◆ Given task ◆
Copy each line that contains the string "this".

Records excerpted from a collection
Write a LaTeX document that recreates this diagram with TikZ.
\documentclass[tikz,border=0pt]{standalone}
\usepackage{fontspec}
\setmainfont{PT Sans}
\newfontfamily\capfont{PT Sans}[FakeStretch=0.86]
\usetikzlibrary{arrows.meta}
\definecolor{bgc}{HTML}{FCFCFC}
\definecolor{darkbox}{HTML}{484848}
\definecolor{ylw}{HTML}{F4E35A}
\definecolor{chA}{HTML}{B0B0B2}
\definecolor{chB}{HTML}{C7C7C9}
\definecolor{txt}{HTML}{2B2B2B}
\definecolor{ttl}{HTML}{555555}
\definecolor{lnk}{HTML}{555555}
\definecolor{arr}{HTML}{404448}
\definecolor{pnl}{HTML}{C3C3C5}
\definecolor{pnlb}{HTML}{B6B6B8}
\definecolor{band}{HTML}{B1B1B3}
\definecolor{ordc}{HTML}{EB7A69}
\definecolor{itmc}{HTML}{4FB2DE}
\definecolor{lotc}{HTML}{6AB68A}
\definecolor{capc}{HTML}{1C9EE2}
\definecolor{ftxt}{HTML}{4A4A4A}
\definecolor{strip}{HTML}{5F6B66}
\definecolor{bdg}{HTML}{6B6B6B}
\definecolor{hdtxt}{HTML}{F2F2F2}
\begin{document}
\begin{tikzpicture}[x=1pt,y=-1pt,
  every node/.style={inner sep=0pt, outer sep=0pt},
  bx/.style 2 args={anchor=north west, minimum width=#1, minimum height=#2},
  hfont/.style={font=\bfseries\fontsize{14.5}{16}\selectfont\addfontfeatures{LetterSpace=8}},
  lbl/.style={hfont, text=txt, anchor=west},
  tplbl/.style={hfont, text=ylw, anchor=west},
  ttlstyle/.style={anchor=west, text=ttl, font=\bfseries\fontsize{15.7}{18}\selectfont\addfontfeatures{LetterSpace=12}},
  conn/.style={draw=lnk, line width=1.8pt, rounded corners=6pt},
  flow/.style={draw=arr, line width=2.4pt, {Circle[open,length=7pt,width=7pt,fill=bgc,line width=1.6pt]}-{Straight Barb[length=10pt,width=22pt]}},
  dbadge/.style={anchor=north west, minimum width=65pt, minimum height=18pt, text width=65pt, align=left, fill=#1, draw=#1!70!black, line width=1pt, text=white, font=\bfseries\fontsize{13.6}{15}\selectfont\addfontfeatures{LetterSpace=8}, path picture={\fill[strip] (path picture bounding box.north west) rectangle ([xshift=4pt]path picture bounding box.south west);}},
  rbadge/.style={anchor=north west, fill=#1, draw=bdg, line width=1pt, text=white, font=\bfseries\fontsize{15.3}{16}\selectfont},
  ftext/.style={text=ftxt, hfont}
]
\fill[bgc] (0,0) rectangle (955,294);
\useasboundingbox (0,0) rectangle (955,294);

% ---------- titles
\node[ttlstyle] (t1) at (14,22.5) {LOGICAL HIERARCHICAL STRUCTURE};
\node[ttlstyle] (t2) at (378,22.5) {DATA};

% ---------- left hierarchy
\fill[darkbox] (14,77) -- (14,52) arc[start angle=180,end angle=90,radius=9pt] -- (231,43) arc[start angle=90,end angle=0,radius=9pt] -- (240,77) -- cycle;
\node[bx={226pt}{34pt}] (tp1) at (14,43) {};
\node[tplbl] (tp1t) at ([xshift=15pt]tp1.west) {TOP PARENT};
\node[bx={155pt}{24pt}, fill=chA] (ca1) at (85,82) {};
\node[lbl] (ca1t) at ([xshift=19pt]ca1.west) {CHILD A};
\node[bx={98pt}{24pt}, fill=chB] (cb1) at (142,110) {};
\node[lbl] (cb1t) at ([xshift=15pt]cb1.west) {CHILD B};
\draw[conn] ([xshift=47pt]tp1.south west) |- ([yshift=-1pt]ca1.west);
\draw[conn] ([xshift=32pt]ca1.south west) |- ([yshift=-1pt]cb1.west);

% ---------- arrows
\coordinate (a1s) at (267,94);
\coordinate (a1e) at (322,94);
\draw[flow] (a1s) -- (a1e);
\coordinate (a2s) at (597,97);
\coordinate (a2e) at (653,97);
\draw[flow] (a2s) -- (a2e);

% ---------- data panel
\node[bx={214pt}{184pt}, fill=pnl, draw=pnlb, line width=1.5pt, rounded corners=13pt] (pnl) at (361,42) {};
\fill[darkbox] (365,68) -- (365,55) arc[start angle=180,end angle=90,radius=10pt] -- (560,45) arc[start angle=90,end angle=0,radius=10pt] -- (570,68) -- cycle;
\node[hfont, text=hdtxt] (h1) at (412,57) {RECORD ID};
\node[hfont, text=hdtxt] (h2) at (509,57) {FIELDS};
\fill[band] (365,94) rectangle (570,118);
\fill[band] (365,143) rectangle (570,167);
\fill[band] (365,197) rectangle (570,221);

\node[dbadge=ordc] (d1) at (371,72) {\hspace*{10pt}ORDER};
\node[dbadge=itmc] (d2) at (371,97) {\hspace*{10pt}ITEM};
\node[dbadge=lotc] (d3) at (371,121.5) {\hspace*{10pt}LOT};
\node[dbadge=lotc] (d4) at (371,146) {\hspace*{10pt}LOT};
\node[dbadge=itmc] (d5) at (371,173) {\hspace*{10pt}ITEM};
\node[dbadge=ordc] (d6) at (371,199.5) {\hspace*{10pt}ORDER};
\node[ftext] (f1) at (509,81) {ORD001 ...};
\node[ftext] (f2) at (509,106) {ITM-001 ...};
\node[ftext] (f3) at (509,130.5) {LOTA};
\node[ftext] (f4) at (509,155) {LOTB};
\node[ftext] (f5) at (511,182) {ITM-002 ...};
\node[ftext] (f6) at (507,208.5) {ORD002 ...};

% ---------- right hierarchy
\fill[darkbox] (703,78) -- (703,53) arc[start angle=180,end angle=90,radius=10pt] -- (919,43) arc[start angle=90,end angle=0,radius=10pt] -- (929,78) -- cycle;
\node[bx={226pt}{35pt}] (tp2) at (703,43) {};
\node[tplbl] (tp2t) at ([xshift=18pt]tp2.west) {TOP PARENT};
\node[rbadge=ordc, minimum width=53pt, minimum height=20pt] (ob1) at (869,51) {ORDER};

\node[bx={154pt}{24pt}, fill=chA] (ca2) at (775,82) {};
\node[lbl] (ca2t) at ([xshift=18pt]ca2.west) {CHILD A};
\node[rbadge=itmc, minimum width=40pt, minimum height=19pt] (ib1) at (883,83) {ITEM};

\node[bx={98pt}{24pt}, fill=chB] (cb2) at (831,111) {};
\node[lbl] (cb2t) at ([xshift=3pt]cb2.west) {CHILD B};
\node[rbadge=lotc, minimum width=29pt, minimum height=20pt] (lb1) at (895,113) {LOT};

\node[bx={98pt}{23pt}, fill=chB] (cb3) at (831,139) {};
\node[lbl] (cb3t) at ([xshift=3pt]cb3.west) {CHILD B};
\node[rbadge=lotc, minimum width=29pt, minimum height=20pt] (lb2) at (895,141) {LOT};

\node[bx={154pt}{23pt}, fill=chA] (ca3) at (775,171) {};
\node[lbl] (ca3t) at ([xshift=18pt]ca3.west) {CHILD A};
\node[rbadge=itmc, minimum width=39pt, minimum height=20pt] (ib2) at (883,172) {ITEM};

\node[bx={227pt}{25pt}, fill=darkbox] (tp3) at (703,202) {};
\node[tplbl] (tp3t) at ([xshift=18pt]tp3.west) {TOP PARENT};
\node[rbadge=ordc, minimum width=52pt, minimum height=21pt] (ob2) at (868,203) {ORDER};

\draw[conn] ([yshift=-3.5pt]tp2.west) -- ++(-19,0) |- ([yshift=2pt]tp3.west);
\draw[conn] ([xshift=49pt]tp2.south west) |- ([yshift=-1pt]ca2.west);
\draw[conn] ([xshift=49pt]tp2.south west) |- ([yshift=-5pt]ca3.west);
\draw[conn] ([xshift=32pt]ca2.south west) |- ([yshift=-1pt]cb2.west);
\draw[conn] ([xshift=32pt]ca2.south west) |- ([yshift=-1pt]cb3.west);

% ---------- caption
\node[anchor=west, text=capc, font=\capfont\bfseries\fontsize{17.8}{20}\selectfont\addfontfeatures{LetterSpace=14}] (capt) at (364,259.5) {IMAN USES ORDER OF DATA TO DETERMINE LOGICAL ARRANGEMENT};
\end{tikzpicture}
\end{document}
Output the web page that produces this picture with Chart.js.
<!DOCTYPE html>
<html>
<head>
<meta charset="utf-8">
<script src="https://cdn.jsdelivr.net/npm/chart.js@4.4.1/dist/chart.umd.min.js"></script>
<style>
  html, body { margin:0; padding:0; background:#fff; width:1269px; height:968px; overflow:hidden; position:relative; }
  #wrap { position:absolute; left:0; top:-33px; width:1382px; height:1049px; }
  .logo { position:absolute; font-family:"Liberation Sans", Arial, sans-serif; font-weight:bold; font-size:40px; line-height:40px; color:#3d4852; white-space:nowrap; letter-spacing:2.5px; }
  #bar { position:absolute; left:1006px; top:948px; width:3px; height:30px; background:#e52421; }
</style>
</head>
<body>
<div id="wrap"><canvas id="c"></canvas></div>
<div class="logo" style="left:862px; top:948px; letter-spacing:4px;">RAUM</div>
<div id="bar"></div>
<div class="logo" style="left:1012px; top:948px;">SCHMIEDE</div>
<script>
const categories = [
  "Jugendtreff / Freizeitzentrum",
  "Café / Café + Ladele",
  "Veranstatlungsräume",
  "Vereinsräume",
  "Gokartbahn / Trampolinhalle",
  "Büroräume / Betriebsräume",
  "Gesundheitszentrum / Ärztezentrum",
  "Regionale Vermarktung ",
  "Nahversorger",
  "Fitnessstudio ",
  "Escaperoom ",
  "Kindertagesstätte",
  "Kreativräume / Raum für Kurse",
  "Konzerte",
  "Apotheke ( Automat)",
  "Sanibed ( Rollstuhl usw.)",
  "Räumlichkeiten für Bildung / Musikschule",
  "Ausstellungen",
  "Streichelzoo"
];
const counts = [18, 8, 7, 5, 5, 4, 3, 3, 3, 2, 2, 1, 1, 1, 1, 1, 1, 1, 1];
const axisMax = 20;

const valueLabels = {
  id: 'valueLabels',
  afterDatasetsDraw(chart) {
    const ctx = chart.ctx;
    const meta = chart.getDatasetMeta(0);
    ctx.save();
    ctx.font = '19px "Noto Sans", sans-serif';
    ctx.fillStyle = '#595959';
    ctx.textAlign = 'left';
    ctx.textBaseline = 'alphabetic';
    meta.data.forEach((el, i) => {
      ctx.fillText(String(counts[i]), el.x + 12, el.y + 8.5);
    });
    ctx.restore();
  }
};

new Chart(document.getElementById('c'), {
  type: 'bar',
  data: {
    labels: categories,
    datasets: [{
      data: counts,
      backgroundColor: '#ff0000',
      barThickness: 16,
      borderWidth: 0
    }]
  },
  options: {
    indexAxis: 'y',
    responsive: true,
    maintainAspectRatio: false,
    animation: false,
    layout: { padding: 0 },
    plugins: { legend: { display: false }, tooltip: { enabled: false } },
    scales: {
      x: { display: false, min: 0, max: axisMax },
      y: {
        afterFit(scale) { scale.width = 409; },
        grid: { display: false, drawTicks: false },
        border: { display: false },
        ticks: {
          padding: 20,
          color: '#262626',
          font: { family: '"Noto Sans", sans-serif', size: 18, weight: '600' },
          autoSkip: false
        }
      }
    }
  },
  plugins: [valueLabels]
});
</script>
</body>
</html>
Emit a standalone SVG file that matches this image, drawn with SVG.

◆ Answer to the exercise ◆
Write a LaTeX document that recreates this diagram with TikZ.
Output the web page that produces this picture with Chart.js.
Emit a standalone SVG file that matches this image, drawn with SVG.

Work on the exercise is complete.